___ THE DATA ___
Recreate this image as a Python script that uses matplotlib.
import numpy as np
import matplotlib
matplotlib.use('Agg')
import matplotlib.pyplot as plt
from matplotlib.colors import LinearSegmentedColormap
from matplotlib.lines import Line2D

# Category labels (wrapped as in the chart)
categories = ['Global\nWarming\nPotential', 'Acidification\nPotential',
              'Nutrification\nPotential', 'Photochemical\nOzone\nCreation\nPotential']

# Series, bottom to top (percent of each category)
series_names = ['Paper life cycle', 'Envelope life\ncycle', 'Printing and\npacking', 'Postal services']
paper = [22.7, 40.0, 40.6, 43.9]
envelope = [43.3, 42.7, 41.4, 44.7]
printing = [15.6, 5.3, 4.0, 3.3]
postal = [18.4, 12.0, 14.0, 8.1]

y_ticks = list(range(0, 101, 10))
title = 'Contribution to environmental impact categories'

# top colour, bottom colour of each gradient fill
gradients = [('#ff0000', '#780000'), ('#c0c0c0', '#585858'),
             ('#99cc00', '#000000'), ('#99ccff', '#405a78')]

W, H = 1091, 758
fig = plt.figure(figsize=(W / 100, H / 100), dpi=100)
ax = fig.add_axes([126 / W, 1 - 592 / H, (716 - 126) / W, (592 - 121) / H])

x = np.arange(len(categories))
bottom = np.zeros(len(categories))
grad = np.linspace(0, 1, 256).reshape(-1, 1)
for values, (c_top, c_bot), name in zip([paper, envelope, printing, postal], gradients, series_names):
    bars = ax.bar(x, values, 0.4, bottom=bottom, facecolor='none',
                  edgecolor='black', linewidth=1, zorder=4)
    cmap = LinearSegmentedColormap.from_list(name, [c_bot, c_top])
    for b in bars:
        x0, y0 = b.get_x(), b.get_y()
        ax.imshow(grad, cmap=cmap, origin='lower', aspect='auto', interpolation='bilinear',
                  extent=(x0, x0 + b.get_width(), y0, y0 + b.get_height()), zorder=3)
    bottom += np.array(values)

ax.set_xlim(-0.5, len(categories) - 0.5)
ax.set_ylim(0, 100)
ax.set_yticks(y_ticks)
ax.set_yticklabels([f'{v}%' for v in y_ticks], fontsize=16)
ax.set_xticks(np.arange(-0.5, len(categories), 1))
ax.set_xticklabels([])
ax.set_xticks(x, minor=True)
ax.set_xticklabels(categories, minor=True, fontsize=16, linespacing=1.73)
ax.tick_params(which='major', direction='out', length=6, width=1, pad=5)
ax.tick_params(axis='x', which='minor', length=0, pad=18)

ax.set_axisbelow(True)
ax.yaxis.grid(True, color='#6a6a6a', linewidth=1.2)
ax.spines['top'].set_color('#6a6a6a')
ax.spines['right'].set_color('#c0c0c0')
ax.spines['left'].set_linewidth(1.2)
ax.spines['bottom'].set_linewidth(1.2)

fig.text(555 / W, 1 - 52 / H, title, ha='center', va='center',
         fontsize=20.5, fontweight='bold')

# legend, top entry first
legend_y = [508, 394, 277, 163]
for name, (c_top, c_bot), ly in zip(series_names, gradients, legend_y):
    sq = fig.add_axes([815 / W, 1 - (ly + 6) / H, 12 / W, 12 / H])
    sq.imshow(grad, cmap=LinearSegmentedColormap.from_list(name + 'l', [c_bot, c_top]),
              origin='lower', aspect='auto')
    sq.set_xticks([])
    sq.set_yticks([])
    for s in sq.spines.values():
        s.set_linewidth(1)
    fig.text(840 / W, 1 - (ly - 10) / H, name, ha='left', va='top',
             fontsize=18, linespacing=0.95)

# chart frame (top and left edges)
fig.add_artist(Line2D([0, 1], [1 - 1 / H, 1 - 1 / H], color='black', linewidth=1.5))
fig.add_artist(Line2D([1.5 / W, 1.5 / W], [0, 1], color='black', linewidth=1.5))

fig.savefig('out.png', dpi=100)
___
___ THE DATA ___
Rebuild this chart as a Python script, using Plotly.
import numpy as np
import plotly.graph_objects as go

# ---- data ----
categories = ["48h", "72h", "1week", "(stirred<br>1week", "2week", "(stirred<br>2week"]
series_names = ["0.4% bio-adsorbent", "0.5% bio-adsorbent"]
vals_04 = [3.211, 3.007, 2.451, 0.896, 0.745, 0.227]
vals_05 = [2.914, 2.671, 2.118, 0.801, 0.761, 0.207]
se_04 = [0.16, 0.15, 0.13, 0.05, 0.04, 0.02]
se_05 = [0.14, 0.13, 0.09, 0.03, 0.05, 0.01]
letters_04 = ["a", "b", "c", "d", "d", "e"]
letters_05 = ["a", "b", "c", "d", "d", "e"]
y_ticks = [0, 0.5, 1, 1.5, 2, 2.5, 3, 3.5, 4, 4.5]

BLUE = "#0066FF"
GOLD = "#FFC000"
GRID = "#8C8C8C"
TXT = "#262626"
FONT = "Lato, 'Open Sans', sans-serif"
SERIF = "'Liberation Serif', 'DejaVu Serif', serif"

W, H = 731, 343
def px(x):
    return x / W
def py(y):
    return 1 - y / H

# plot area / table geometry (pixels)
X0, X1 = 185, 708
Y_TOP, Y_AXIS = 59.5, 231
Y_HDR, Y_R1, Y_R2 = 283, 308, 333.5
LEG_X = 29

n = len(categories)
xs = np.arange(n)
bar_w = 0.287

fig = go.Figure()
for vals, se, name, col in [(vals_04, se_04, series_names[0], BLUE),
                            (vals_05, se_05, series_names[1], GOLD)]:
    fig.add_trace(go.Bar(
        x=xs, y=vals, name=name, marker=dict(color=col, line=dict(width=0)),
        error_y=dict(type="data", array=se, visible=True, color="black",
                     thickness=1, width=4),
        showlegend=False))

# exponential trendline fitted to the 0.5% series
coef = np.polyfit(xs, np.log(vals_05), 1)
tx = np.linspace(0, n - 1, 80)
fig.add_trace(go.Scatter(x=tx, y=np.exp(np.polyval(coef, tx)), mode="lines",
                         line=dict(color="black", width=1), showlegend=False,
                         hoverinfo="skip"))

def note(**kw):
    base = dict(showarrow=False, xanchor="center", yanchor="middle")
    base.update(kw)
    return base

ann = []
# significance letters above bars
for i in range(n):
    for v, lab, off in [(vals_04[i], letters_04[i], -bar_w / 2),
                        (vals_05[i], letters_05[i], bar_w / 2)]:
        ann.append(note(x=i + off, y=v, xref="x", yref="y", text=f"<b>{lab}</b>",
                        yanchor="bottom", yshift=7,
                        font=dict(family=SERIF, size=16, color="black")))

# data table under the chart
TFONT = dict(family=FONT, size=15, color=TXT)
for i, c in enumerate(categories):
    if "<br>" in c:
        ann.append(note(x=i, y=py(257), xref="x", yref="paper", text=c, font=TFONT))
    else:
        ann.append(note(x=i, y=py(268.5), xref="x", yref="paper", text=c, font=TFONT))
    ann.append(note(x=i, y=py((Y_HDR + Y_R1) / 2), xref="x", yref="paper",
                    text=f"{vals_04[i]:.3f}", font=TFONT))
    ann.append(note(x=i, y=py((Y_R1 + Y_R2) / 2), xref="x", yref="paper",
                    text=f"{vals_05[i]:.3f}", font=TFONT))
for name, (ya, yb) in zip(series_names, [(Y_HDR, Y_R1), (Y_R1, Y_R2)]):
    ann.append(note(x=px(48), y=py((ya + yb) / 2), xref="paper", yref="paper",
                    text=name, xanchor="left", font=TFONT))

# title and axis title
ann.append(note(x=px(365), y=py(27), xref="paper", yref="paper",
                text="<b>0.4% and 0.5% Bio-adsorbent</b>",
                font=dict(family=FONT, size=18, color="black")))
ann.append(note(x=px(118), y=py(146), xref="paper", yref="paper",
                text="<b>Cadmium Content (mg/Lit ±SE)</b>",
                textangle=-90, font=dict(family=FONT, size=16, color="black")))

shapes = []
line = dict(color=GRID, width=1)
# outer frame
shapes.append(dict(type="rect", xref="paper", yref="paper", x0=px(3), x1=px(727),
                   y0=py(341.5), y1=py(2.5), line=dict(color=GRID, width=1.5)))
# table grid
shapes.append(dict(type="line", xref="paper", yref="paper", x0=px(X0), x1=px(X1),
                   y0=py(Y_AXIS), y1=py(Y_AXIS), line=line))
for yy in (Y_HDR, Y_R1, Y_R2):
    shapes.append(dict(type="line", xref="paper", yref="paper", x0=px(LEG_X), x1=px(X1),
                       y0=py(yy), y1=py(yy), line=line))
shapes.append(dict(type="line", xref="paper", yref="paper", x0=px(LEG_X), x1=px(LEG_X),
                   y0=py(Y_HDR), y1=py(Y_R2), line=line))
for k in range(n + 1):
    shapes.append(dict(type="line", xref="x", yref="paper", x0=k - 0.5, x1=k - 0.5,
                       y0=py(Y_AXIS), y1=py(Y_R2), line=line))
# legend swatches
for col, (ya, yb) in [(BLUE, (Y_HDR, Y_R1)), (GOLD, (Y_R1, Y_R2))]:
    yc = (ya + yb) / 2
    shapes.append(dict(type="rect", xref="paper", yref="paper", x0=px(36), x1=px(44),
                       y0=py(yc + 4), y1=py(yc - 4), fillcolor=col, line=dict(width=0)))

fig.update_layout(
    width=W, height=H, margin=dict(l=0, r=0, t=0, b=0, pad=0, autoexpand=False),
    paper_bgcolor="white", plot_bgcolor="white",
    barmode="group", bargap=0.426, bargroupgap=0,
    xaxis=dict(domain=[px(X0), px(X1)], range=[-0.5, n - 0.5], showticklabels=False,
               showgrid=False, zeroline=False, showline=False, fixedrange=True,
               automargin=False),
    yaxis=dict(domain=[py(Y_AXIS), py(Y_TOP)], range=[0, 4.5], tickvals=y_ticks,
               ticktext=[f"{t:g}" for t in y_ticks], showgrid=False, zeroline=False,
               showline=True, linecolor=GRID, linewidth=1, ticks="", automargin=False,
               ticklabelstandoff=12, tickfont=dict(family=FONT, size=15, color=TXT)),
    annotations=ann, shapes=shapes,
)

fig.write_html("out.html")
___
• TASK OBJECTIVE: Each line from the line with "Recreate this image" to the line with "ax = fig.add_axes([126" is to be echoed exactly; both boundary lines are included, and nothing else is to be output.

• SOLUTION FOR THIS TASK:
Recreate this image as a Python script that uses matplotlib.
import numpy as np
import matplotlib
matplotlib.use('Agg')
import matplotlib.pyplot as plt
from matplotlib.colors import LinearSegmentedColormap
from matplotlib.lines import Line2D

# Category labels (wrapped as in the chart)
categories = ['Global\nWarming\nPotential', 'Acidification\nPotential',
              'Nutrification\nPotential', 'Photochemical\nOzone\nCreation\nPotential']

# Series, bottom to top (percent of each category)
series_names = ['Paper life cycle', 'Envelope life\ncycle', 'Printing and\npacking', 'Postal services']
paper = [22.7, 40.0, 40.6, 43.9]
envelope = [43.3, 42.7, 41.4, 44.7]
printing = [15.6, 5.3, 4.0, 3.3]
postal = [18.4, 12.0, 14.0, 8.1]

y_ticks = list(range(0, 101, 10))
title = 'Contribution to environmental impact categories'

# top colour, bottom colour of each gradient fill
gradients = [('#ff0000', '#780000'), ('#c0c0c0', '#585858'),
             ('#99cc00', '#000000'), ('#99ccff', '#405a78')]

W, H = 1091, 758
fig = plt.figure(figsize=(W / 100, H / 100), dpi=100)
ax = fig.add_axes([126 / W, 1 - 592 / H, (716 - 126) / W, (592 - 121) / H])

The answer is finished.